▶ **YOUR TASK**: Quote every line of the data below as it stands, omitting pictures.

▶ **SUPPLIED MATERIAL**:

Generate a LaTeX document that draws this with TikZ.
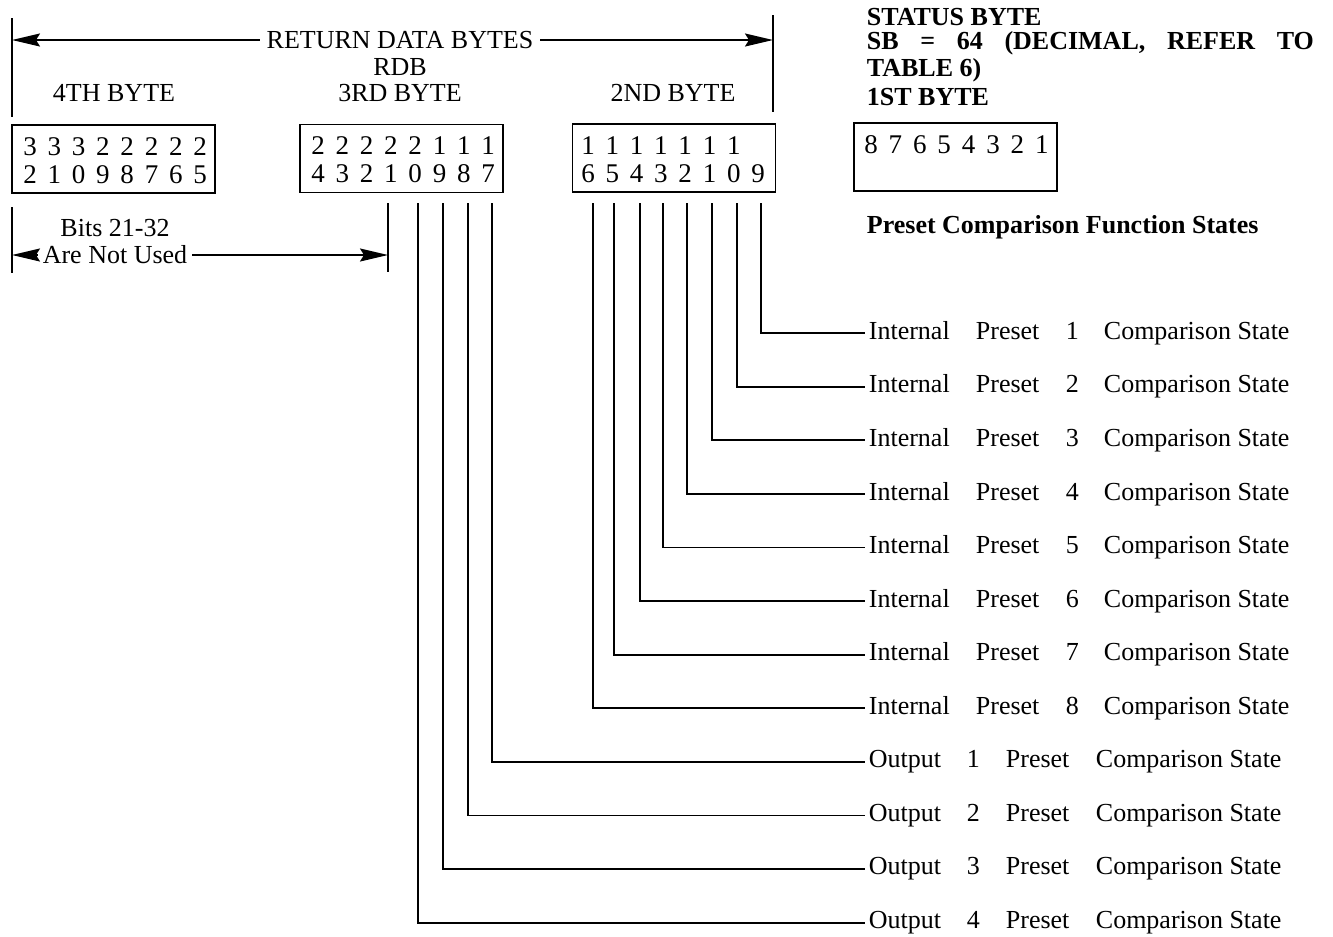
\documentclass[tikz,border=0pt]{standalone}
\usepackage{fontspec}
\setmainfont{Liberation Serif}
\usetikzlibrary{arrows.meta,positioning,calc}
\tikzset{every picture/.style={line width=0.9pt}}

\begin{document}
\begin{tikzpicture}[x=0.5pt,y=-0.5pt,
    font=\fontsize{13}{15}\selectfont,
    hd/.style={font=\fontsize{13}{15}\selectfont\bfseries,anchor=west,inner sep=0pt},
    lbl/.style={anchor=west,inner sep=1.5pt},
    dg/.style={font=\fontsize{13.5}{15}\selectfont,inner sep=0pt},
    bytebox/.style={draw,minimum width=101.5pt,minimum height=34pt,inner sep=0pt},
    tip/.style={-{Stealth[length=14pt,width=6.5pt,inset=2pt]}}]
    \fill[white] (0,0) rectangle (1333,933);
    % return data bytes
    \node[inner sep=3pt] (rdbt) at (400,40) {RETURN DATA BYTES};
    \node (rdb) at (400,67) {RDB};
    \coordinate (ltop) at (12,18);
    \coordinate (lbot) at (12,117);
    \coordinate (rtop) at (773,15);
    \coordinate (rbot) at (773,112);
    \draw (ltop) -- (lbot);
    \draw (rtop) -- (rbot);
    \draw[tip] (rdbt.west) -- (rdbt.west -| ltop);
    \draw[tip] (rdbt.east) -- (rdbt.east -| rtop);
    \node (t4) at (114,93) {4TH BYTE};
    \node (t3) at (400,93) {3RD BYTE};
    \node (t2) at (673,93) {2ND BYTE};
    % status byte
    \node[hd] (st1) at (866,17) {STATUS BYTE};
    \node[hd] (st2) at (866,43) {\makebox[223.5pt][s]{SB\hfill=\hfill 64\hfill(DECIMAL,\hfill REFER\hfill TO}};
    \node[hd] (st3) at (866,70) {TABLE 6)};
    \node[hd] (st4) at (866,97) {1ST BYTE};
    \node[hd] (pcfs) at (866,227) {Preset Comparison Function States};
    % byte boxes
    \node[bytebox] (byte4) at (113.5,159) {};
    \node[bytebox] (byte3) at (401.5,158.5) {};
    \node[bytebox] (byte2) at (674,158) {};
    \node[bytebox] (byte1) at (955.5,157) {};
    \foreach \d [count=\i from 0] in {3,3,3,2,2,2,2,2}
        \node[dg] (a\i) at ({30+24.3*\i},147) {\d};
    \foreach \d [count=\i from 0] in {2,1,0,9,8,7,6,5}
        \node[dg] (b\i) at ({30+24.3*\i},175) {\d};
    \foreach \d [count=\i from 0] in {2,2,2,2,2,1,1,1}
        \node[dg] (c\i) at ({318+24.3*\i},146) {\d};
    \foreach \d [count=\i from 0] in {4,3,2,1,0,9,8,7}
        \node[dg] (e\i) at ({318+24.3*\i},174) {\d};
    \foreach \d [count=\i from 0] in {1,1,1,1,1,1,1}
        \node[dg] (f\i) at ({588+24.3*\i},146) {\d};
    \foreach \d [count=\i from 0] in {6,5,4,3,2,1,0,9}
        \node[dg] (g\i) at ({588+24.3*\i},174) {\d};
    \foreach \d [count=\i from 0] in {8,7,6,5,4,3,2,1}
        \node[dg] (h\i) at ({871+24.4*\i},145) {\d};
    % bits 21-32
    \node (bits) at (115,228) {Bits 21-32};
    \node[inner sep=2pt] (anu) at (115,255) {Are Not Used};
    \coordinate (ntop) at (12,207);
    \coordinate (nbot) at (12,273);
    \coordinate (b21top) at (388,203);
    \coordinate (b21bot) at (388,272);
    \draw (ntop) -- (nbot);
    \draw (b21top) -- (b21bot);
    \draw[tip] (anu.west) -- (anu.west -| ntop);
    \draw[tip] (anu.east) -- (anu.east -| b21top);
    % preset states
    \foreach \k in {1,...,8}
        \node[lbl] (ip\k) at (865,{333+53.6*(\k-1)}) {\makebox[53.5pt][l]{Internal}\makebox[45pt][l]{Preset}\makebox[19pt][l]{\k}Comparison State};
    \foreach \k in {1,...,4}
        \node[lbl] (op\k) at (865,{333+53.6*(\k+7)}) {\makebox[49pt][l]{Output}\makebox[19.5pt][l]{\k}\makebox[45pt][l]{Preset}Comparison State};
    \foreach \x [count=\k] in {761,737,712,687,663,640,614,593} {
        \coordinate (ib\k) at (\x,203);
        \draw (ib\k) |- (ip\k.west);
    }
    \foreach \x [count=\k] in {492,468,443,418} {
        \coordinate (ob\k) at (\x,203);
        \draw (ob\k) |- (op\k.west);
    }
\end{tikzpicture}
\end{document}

▶ **RESULT OF THIS EXERCISE**:
Generate a LaTeX document that draws this with TikZ.
\documentclass[tikz,border=0pt]{standalone}
\usepackage{fontspec}
\setmainfont{Liberation Serif}
\usetikzlibrary{arrows.meta,positioning,calc}
\tikzset{every picture/.style={line width=0.9pt}}

\begin{document}
\begin{tikzpicture}[x=0.5pt,y=-0.5pt,
    font=\fontsize{13}{15}\selectfont,
    hd/.style={font=\fontsize{13}{15}\selectfont\bfseries,anchor=west,inner sep=0pt},
    lbl/.style={anchor=west,inner sep=1.5pt},
    dg/.style={font=\fontsize{13.5}{15}\selectfont,inner sep=0pt},
    bytebox/.style={draw,minimum width=101.5pt,minimum height=34pt,inner sep=0pt},
    tip/.style={-{Stealth[length=14pt,width=6.5pt,inset=2pt]}}]
    \fill[white] (0,0) rectangle (1333,933);
    % return data bytes
    \node[inner sep=3pt] (rdbt) at (400,40) {RETURN DATA BYTES};
    \node (rdb) at (400,67) {RDB};
    \coordinate (ltop) at (12,18);
    \coordinate (lbot) at (12,117);
    \coordinate (rtop) at (773,15);
    \coordinate (rbot) at (773,112);
    \draw (ltop) -- (lbot);
    \draw (rtop) -- (rbot);
    \draw[tip] (rdbt.west) -- (rdbt.west -| ltop);
    \draw[tip] (rdbt.east) -- (rdbt.east -| rtop);
    \node (t4) at (114,93) {4TH BYTE};
    \node (t3) at (400,93) {3RD BYTE};
    \node (t2) at (673,93) {2ND BYTE};
    % status byte
    \node[hd] (st1) at (866,17) {STATUS BYTE};
    \node[hd] (st2) at (866,43) {\makebox[223.5pt][s]{SB\hfill=\hfill 64\hfill(DECIMAL,\hfill REFER\hfill TO}};
    \node[hd] (st3) at (866,70) {TABLE 6)};
    \node[hd] (st4) at (866,97) {1ST BYTE};
    \node[hd] (pcfs) at (866,227) {Preset Comparison Function States};
    % byte boxes
    \node[bytebox] (byte4) at (113.5,159) {};
    \node[bytebox] (byte3) at (401.5,158.5) {};
    \node[bytebox] (byte2) at (674,158) {};
    \node[bytebox] (byte1) at (955.5,157) {};
    \foreach \d [count=\i from 0] in {3,3,3,2,2,2,2,2}
        \node[dg] (a\i) at ({30+24.3*\i},147) {\d};
    \foreach \d [count=\i from 0] in {2,1,0,9,8,7,6,5}
        \node[dg] (b\i) at ({30+24.3*\i},175) {\d};
    \foreach \d [count=\i from 0] in {2,2,2,2,2,1,1,1}
        \node[dg] (c\i) at ({318+24.3*\i},146) {\d};
    \foreach \d [count=\i from 0] in {4,3,2,1,0,9,8,7}
        \node[dg] (e\i) at ({318+24.3*\i},174) {\d};
    \foreach \d [count=\i from 0] in {1,1,1,1,1,1,1}
        \node[dg] (f\i) at ({588+24.3*\i},146) {\d};
    \foreach \d [count=\i from 0] in {6,5,4,3,2,1,0,9}
        \node[dg] (g\i) at ({588+24.3*\i},174) {\d};
    \foreach \d [count=\i from 0] in {8,7,6,5,4,3,2,1}
        \node[dg] (h\i) at ({871+24.4*\i},145) {\d};
    % bits 21-32
    \node (bits) at (115,228) {Bits 21-32};
    \node[inner sep=2pt] (anu) at (115,255) {Are Not Used};
    \coordinate (ntop) at (12,207);
    \coordinate (nbot) at (12,273);
    \coordinate (b21top) at (388,203);
    \coordinate (b21bot) at (388,272);
    \draw (ntop) -- (nbot);
    \draw (b21top) -- (b21bot);
    \draw[tip] (anu.west) -- (anu.west -| ntop);
    \draw[tip] (anu.east) -- (anu.east -| b21top);
    % preset states
    \foreach \k in {1,...,8}
        \node[lbl] (ip\k) at (865,{333+53.6*(\k-1)}) {\makebox[53.5pt][l]{Internal}\makebox[45pt][l]{Preset}\makebox[19pt][l]{\k}Comparison State};
    \foreach \k in {1,...,4}
        \node[lbl] (op\k) at (865,{333+53.6*(\k+7)}) {\makebox[49pt][l]{Output}\makebox[19.5pt][l]{\k}\makebox[45pt][l]{Preset}Comparison State};
    \foreach \x [count=\k] in {761,737,712,687,663,640,614,593} {
        \coordinate (ib\k) at (\x,203);
        \draw (ib\k) |- (ip\k.west);
    }
    \foreach \x [count=\k] in {492,468,443,418} {
        \coordinate (ob\k) at (\x,203);
        \draw (ob\k) |- (op\k.west);
    }
\end{tikzpicture}
\end{document}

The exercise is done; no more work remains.